In deze uitspraak van de Rechtbank Zeeland-West-Brabant op 29 september 2022, wordt het beroep van eiseres tegen een last onder dwangsom beoordeeld. Eiseres, vertegenwoordigd door haar gemachtigde mr. R.A.H. van Huijgevoort, had bezwaar gemaakt tegen het besluit van de burgemeester van Tilburg, dat op 11 oktober 2021 was genomen. De burgemeester had eiseres een last onder dwangsom opgelegd wegens overtreding van artikel 67 van de Algemene Plaatselijke Verordening (APV), in verband met vermoedelijke drugshandel.
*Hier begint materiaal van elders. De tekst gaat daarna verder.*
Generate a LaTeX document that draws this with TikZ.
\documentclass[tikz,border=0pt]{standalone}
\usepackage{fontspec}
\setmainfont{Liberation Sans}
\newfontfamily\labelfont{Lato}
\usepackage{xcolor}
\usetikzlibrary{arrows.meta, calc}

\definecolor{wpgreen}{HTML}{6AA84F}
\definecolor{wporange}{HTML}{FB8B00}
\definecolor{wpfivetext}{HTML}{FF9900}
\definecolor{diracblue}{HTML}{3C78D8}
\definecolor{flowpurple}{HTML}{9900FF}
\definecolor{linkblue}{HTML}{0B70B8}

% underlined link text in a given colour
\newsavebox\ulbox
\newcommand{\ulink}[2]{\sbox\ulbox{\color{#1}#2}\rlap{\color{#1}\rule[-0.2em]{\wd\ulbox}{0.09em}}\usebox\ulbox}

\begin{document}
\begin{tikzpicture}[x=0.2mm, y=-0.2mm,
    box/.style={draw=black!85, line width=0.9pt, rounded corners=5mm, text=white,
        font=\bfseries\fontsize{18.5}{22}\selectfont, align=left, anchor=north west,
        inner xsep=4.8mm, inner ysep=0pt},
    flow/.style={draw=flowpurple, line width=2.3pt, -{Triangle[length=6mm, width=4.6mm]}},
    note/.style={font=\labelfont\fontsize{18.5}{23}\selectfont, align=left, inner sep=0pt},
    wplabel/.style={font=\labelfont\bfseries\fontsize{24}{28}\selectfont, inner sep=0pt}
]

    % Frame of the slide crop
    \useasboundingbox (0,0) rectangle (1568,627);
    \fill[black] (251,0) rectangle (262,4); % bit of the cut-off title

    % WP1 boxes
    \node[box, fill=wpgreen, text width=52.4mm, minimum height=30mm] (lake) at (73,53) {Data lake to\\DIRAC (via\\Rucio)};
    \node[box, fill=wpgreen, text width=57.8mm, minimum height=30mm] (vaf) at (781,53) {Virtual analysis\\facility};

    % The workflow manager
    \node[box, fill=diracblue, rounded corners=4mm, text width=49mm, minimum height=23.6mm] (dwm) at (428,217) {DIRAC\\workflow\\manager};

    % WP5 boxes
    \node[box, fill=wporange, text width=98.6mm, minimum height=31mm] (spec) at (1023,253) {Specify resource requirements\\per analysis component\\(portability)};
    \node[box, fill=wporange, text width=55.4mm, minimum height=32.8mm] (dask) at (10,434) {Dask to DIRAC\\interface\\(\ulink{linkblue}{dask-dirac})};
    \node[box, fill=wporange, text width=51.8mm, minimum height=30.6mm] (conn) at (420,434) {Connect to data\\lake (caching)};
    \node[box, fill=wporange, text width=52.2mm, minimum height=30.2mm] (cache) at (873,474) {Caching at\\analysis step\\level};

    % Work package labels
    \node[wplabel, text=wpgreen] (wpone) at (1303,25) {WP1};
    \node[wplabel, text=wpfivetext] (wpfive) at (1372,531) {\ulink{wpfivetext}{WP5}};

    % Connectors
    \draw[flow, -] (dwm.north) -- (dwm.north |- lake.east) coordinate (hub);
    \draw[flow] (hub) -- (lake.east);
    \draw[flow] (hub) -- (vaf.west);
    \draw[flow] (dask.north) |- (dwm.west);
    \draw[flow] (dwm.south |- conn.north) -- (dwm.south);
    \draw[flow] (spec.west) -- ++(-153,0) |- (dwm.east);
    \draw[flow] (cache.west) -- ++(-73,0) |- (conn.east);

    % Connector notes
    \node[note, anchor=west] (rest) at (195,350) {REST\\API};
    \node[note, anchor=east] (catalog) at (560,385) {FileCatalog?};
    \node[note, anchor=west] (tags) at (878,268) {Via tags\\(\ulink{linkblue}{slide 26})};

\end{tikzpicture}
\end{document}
De rechtbank heeft het beroep op 18 augustus 2022 behandeld, waarbij de burgemeester werd vertegenwoordigd door mr. G.D.A. Dellevoet. Eiseres was niet aanwezig tijdens de zitting.
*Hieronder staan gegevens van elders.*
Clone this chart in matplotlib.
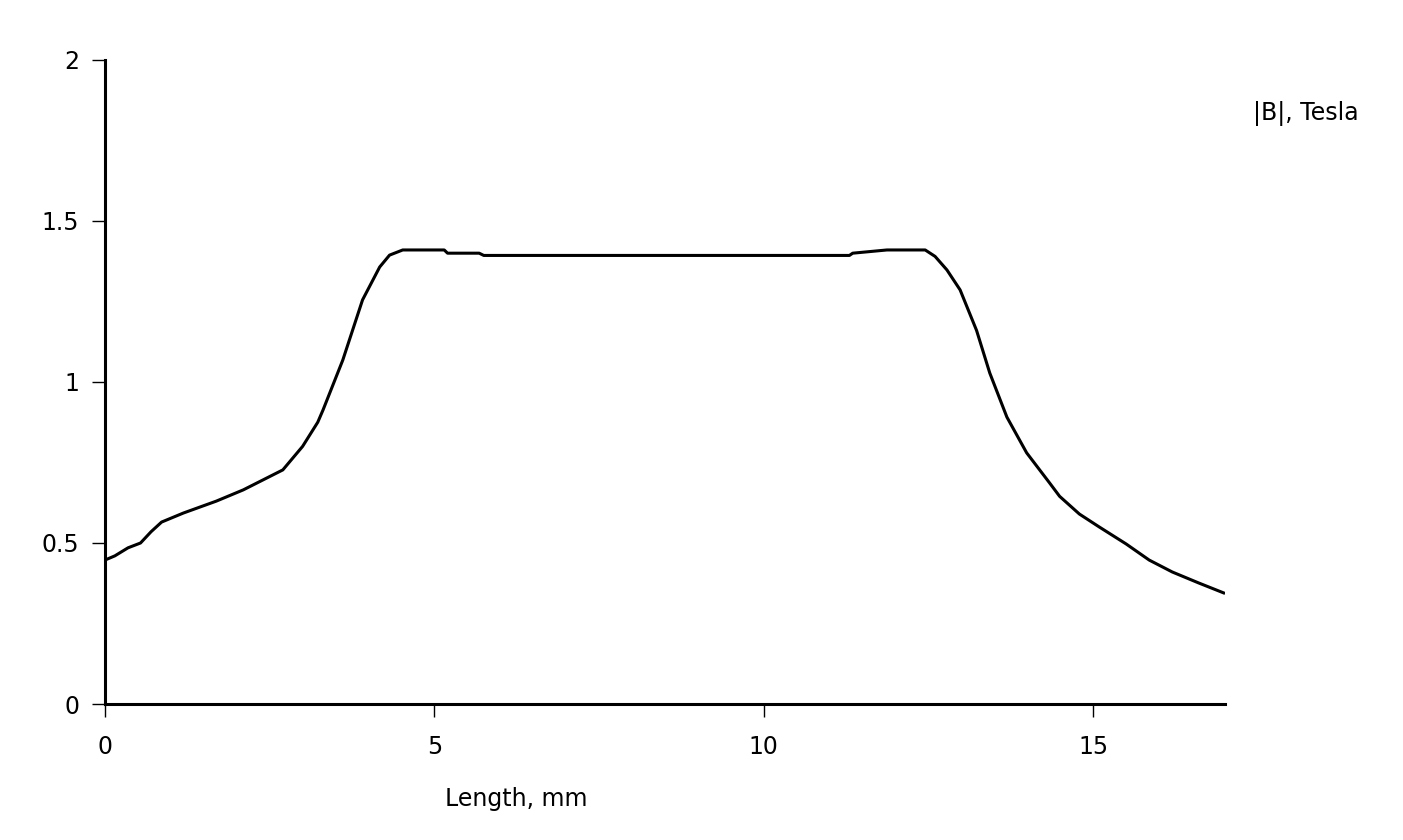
import matplotlib
matplotlib.use("Agg")
import matplotlib.pyplot as plt

# field magnitude along the length
length_mm = [0.0, 0.15, 0.35, 0.54, 0.7, 0.86, 1.19, 1.69, 2.1, 2.4, 2.7, 3.0,
             3.23, 3.31, 3.61, 3.91, 4.17, 4.32, 4.52, 5.15, 5.2, 5.68, 5.75,
             8.5, 11.3, 11.35, 11.87, 12.45, 12.6, 12.78, 12.98, 13.23, 13.43,
             13.69, 13.99, 14.34, 14.49, 14.79, 15.09, 15.5, 15.85, 16.2, 16.6,
             16.98]
b_tesla = [0.447, 0.46, 0.485, 0.50, 0.535, 0.565, 0.593, 0.63, 0.665, 0.696,
           0.727, 0.80, 0.875, 0.913, 1.068, 1.255, 1.357, 1.394, 1.41, 1.41,
           1.40, 1.40, 1.393, 1.393, 1.393, 1.40, 1.41, 1.41, 1.39, 1.348,
           1.286, 1.16, 1.028, 0.891, 0.78, 0.686, 0.645, 0.59, 0.55, 0.497,
           0.447, 0.41, 0.376, 0.345]

x_ticks = [0, 5, 10, 15]
y_ticks = [0, 0.5, 1, 1.5, 2]
y_tick_labels = ["0", "0.5", "1", "1.5", "2"]

plt.rcParams["font.family"] = ["DejaVu Sans"]

fig = plt.figure(figsize=(14.03, 8.40), dpi=100)
ax = fig.add_axes([0.0748, 0.1619, 0.7983, 0.7667])

ax.plot(length_mm, b_tesla, color="black", lw=2.2)

ax.set_xlim(0, 17)
ax.set_ylim(0, 2)
ax.set_xticks(x_ticks)
ax.set_yticks(y_ticks)
ax.set_yticklabels(y_tick_labels)

for side in ("top", "right"):
    ax.spines[side].set_visible(False)
for side in ("left", "bottom"):
    ax.spines[side].set_linewidth(2.2)

ax.tick_params(axis="both", direction="out", length=9.5, width=1, labelsize=17)
ax.tick_params(axis="y", pad=9)
ax.tick_params(axis="x", pad=13)

fig.text(0.368, 0.049, "Length, mm", fontsize=17, ha="center", va="center")
fig.text(0.893, 0.865, "|B|, Tesla", fontsize=17, ha="left", va="center")

fig.savefig("out.png", dpi=100)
De rechtbank heeft vastgesteld dat de burgemeester bevoegd was om de last onder dwangsom op te leggen, gezien de omstandigheden van de zaak. Eiseres had op 27 november 2020 contact gehad met een man die later werd aangehouden met drugs. Bij een doorzoeking van eiseres werden ook drugs aangetroffen. Eiseres betwistte de beschuldigingen en stelde dat zij enkel een daklozenkrantje had willen kopen. De rechtbank oordeelde echter dat de burgemeester voldoende bewijs had om de last onder dwangsom op te leggen, en dat eiseres artikel 67 van de APV had overtreden.
De rechtbank verklaarde het beroep ongegrond en oordeelde dat eiseres geen recht had op terugbetaling van griffierechten of vergoeding van proceskosten. De uitspraak werd openbaar gemaakt en partijen werden geïnformeerd over de mogelijkheid tot hoger beroep bij de Raad van State.